For each line below that includes the word "chart", make a copy.
# DATA ENTRIES start
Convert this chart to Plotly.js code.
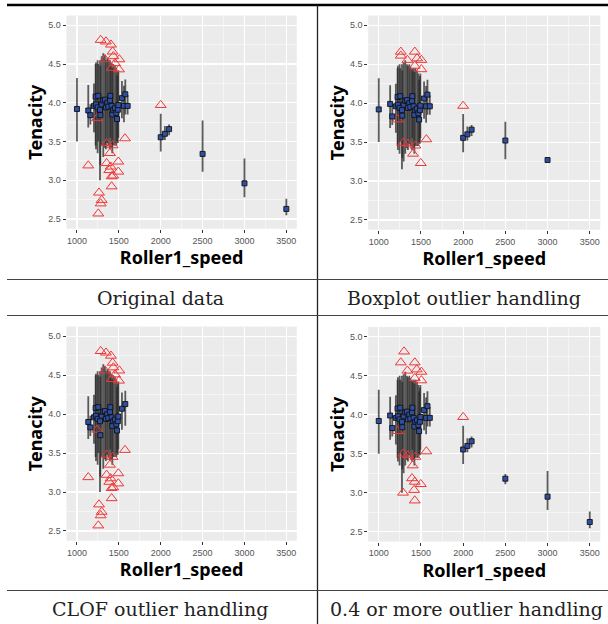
<!DOCTYPE html>
<html>
<head>
<meta charset="utf-8">
<script src="https://cdn.plot.ly/plotly-3.0.1.min.js"></script>
<style>
html,body{margin:0;padding:0;background:#fff;}
#chart{width:608px;height:624px;}
</style>
</head>
<body>
<div id="chart"></div>
<script>
// ---------- Data ----------
const captions = ["Original data", "Boxplot outlier handling", "CLOF outlier handling", "0.4 or more outlier handling"];
const xTickVals = [1000, 1500, 2000, 2500, 3000, 3500];
const yTickVals = [2.5, 3.0, 3.5, 4.0, 4.5, 5.0];

// Panel 1: Original data
const p1Speed = [1000,1135,1160,1203,1223,1227,1247,1254,1275,1279,1295,1314,1334,1346,1362,1374,1394,1398,1414,1422,1434,1454,1470,1478,1488,1494,1537,1561,1577,1605,2000,2050,2100,2500,3000,3500];
const p1Mean  = [3.92,3.90,3.84,3.96,4.08,3.98,3.94,4.09,3.91,3.84,3.98,4.03,4.04,3.94,4.00,3.95,4.03,4.09,3.96,3.85,3.91,3.93,3.87,3.79,3.91,3.97,4.06,3.96,4.11,3.96,3.555,3.60,3.66,3.34,2.96,2.63];
const p1Low   = [3.50,3.68,3.72,3.62,3.45,3.40,3.35,3.50,3.00,3.20,3.45,3.30,3.42,3.40,3.48,3.45,3.40,3.55,3.42,3.35,3.45,3.45,3.45,3.50,3.48,3.55,3.80,3.75,3.85,3.85,3.37,3.52,3.58,3.11,2.78,2.55];
const p1High  = [4.32,4.23,3.98,4.25,4.50,4.52,4.55,4.50,4.55,4.48,4.60,4.64,4.62,4.55,4.58,4.55,4.55,4.50,4.52,4.45,4.50,4.48,4.45,4.35,4.40,4.42,4.28,4.22,4.30,4.10,3.86,3.70,3.72,3.77,3.28,2.76];
const p1TriSpeed = [1283,1346,1406,1426,1434,1334,1506,1454,1414,1502,2000,1240,1573,1354,1426,1394,1135,1354,1494,1402,1386,1494,1414,1434,1414,1263,1295,1283,1255];
const p1TriValue = [4.81,4.79,4.75,4.66,4.60,4.56,4.56,4.51,4.45,4.43,3.97,3.80,3.54,3.48,3.45,3.35,3.19,3.22,3.24,3.175,3.13,3.11,3.05,3.06,2.92,2.84,2.745,2.70,2.57];

// Panel 2: Boxplot outlier handling
const p2Speed = [1000,1135,1160,1203,1223,1227,1247,1254,1275,1279,1295,1314,1334,1346,1362,1374,1394,1398,1414,1422,1434,1454,1470,1478,1488,1494,1537,1561,1577,1605,2000,2050,2100,2500,3000];
const p2Mean  = [3.92,3.99,3.83,3.96,4.08,3.98,3.94,4.09,3.91,3.84,3.98,4.03,4.04,3.94,4.00,3.95,4.03,4.09,3.96,3.85,3.91,3.93,3.87,3.79,3.91,3.97,4.06,3.96,4.11,3.96,3.555,3.60,3.66,3.52,3.27];
const p2Low   = [3.50,3.68,3.72,3.62,3.45,3.40,3.35,3.50,3.15,3.30,3.25,3.35,3.42,3.40,3.48,3.45,3.40,3.55,3.42,3.35,3.45,3.45,3.45,3.50,3.48,3.55,3.80,3.75,3.85,3.85,3.37,3.52,3.58,3.28,3.27];
const p2High  = [4.32,4.23,3.98,4.25,4.45,4.48,4.50,4.45,4.50,4.42,4.52,4.55,4.50,4.48,4.50,4.47,4.45,4.42,4.45,4.40,4.45,4.42,4.38,4.30,4.35,4.38,4.28,4.22,4.30,4.10,3.86,3.70,3.72,3.76,3.27];
const p2TriSpeed = [1261,1261,1339,1427,1454,1505,1427,1505,2000,1225,1288,1347,1434,1406,1564,1498];
const p2TriValue = [4.66,4.61,4.555,4.66,4.575,4.555,4.48,4.435,3.965,3.79,3.49,3.48,3.455,3.35,3.535,3.23];

// Panel 3: CLOF outlier handling
const p3Speed = [1135,1160,1203,1223,1227,1247,1254,1275,1279,1295,1314,1334,1346,1362,1374,1394,1398,1414,1422,1434,1454,1470,1478,1488,1494,1537,1577];
const p3Mean  = [3.90,3.83,3.96,4.08,3.98,3.94,4.09,3.91,3.73,3.98,4.03,4.04,3.94,4.00,3.95,4.03,4.09,3.96,3.85,3.91,3.93,3.87,3.79,3.91,3.97,4.07,4.13];
const p3Low   = [3.68,3.72,3.62,3.45,3.40,3.35,3.50,3.00,3.20,3.45,3.30,3.42,3.40,3.48,3.45,3.40,3.55,3.42,3.35,3.45,3.45,3.45,3.50,3.48,3.55,3.80,3.85];
const p3High  = [4.23,3.98,4.25,4.50,4.52,4.55,4.50,4.55,4.48,4.60,4.64,4.62,4.55,4.58,4.55,4.55,4.50,4.52,4.45,4.50,4.48,4.45,4.35,4.40,4.42,4.28,4.30];
const p3TriSpeed = [1283,1346,1406,1426,1434,1334,1506,1454,1414,1502,1240,1573,1354,1426,1394,1135,1354,1494,1402,1386,1494,1414,1434,1414,1263,1295,1283,1255];
const p3TriValue = [4.81,4.79,4.75,4.66,4.60,4.56,4.56,4.51,4.45,4.43,3.80,3.54,3.48,3.45,3.35,3.19,3.22,3.24,3.175,3.13,3.11,3.05,3.06,2.92,2.84,2.745,2.70,2.57];

// Panel 4: 0.4 or more outlier handling
const p4Speed = [1000,1135,1160,1203,1223,1227,1247,1254,1275,1279,1295,1314,1334,1346,1362,1374,1394,1398,1414,1422,1434,1454,1470,1478,1488,1494,1537,1561,1577,1605,2000,2050,2100,2500,3000,3500];
const p4Mean  = [3.92,3.99,3.83,3.96,4.08,3.98,3.94,4.09,3.91,3.84,3.98,4.03,4.04,3.94,4.00,3.95,4.03,4.09,3.96,3.85,3.91,3.93,3.87,3.79,3.91,3.97,4.06,3.96,4.11,3.96,3.555,3.60,3.66,3.18,2.95,2.625];
const p4Low   = [3.50,3.68,3.72,3.62,3.45,3.40,3.35,3.50,3.00,3.30,3.25,3.35,3.42,3.40,3.48,3.45,3.40,3.55,3.42,3.35,3.45,3.45,3.45,3.50,3.48,3.55,3.80,3.75,3.85,3.85,3.37,3.52,3.58,3.11,2.78,2.545];
const p4High  = [4.32,4.23,3.98,4.25,4.45,4.48,4.50,4.45,4.50,4.42,4.52,4.55,4.50,4.48,4.50,4.47,4.45,4.42,4.45,4.40,4.45,4.42,4.38,4.30,4.35,4.38,4.28,4.22,4.30,4.10,3.86,3.70,3.72,3.24,3.28,2.76];
const p4TriSpeed = [1300,1261,1339,1427,1450,1505,1427,1505,2000,1225,1288,1347,1434,1402,1564,1394,1427,1498,1419,1288,1427];
const p4TriValue = [4.81,4.67,4.565,4.67,4.58,4.55,4.47,4.44,3.97,3.79,3.50,3.48,3.46,3.35,3.53,3.185,3.14,3.11,3.035,3.00,2.90];

// ---------- Layout geometry (pixels) ----------
const W = 608, H = 624;
const fx = px => px / W;
const fy = py => 1 - py / H;

const panels = [
  {speed:p1Speed, mean:p1Mean, low:p1Low, high:p1High, triX:p1TriSpeed, triY:p1TriValue, left:66.5,  right:296.8, top:15.6,  bottom:228.7},
  {speed:p2Speed, mean:p2Mean, low:p2Low, high:p2High, triX:p2TriSpeed, triY:p2TriValue, left:368.2, right:600.3, top:15.6,  bottom:229.7},
  {speed:p3Speed, mean:p3Mean, low:p3Low, high:p3High, triX:p3TriSpeed, triY:p3TriValue, left:66.5,  right:296.8, top:326.6, bottom:540.7},
  {speed:p4Speed, mean:p4Mean, low:p4Low, high:p4High, triX:p4TriSpeed, triY:p4TriValue, left:368.2, right:600.3, top:327.0, bottom:541.5}
];

const tickFont = {family:'Liberation Sans, Arial, sans-serif', size:9, color:'#555555'};
const titleFont = {family:'Noto Sans, Open Sans, sans-serif', size:18, color:'#000000', weight:'bold'};

const data = [];
const layout = {
  width: W, height: H,
  margin: {l:0, r:0, t:0, b:0},
  paper_bgcolor: '#ffffff',
  plot_bgcolor: '#EBEBEB',
  showlegend: false,
  shapes: [],
  annotations: []
};

panels.forEach((p, i) => {
  const n = i + 1;
  const xk = n === 1 ? 'x' : 'x' + n;
  const yk = n === 1 ? 'y' : 'y' + n;
  const xName = n === 1 ? 'xaxis' : 'xaxis' + n;
  const yName = n === 1 ? 'yaxis' : 'yaxis' + n;

  // error bars (drawn first, under the points)
  data.push({
    type:'scatter', mode:'markers', xaxis:xk, yaxis:yk,
    x:p.speed, y:p.mean,
    marker:{size:1, color:'rgba(0,0,0,0)'},
    error_y:{type:'data', symmetric:false,
      array:p.high.map((h, j) => h - p.mean[j]),
      arrayminus:p.low.map((l, j) => p.mean[j] - l),
      width:0, thickness:1.8, color:'rgba(40,40,40,0.75)'},
    hoverinfo:'skip'
  });
  // outliers (open red triangles)
  data.push({
    type:'scatter', mode:'markers', xaxis:xk, yaxis:yk,
    x:p.triX, y:p.triY,
    marker:{symbol:'triangle-up-open', size:9.5, color:'rgb(240,55,55)', line:{width:1, color:'rgb(240,55,55)'}}
  });
  // means (blue squares)
  data.push({
    type:'scatter', mode:'markers', xaxis:xk, yaxis:yk,
    x:p.speed, y:p.mean,
    marker:{symbol:'square', size:5, color:'#2F4FA2', line:{width:0.9, color:'#111111'}}
  });

  layout[xName] = {
    domain:[fx(p.left), fx(p.right)], anchor:yk,
    range:[875, 3625], tickvals:xTickVals, ticktext:xTickVals.map(String),
    ticks:'outside', ticklen:3, tickwidth:1, tickcolor:'#333333',
    tickfont:tickFont, showgrid:true, gridcolor:'#ffffff', gridwidth:1.1,
    minor:{dtick:250, tick0:1000, showgrid:true, gridcolor:'#ffffff', gridwidth:0.5},
    zeroline:false, showline:false, fixedrange:true,
    title:{text:'Roller1_speed', font:titleFont, standoff:4}
  };
  layout[yName] = {
    domain:[fy(p.bottom), fy(p.top)], anchor:xk,
    range:[2.375, 5.125], tickvals:yTickVals, ticktext:yTickVals.map(v => v.toFixed(1)),
    ticks:'outside', ticklen:3, tickwidth:1, tickcolor:'#333333',
    tickfont:tickFont, showgrid:true, gridcolor:'#ffffff', gridwidth:1.1,
    minor:{dtick:0.25, tick0:2.5, showgrid:true, gridcolor:'#ffffff', gridwidth:0.5},
    zeroline:false, showline:false, fixedrange:true,
    title:{text:'Tenacity', font:titleFont, standoff:0}
  };
});

// table lines
const lineDark = {color:'#000000', width:2.5};
const lineGray = {color:'#444444', width:1};
layout.shapes.push({type:'line', xref:'paper', yref:'paper', x0:fx(7), x1:1, y0:fy(5), y1:fy(5), line:lineDark});
layout.shapes.push({type:'line', xref:'paper', yref:'paper', x0:fx(317.5), x1:fx(317.5), y0:fy(5), y1:0, line:{color:'#222222', width:1.3}});
[279.5, 315.5, 590.5].forEach(py => {
  layout.shapes.push({type:'line', xref:'paper', yref:'paper', x0:fx(7), x1:1, y0:fy(py), y1:fy(py), line:lineGray});
});

// captions
const capFont = {family:'DejaVu Serif, Liberation Serif, serif', size:19, color:'#222222'};
const capPos = [[160, 297.5], [464, 297.5], [160, 608.5], [466, 608.5]];
captions.forEach((c, i) => {
  layout.annotations.push({
    text:c, xref:'paper', yref:'paper', x:fx(capPos[i][0]), y:fy(capPos[i][1]),
    xanchor:'center', yanchor:'middle', showarrow:false, font:capFont
  });
});

Plotly.newPlot('chart', data, layout, {staticPlot:true, displayModeBar:false});
</script>
</body>
</html>
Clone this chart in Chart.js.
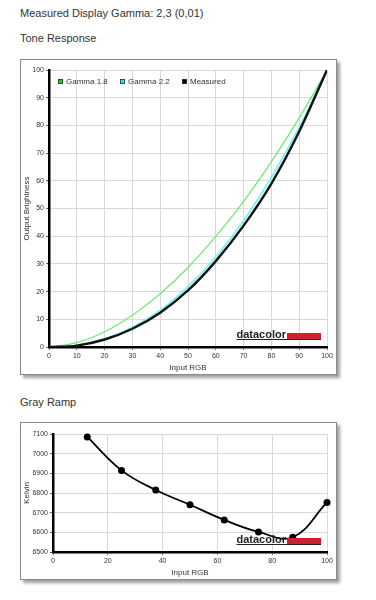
# DATA ENTRIES end
• [RESPONSE]:
Convert this chart to Plotly.js code.
#chart{width:608px;height:624px;}
<div id="chart"></div>
Plotly.newPlot('chart', data, layout, {staticPlot:true, displayModeBar:false});
Clone this chart in Chart.js.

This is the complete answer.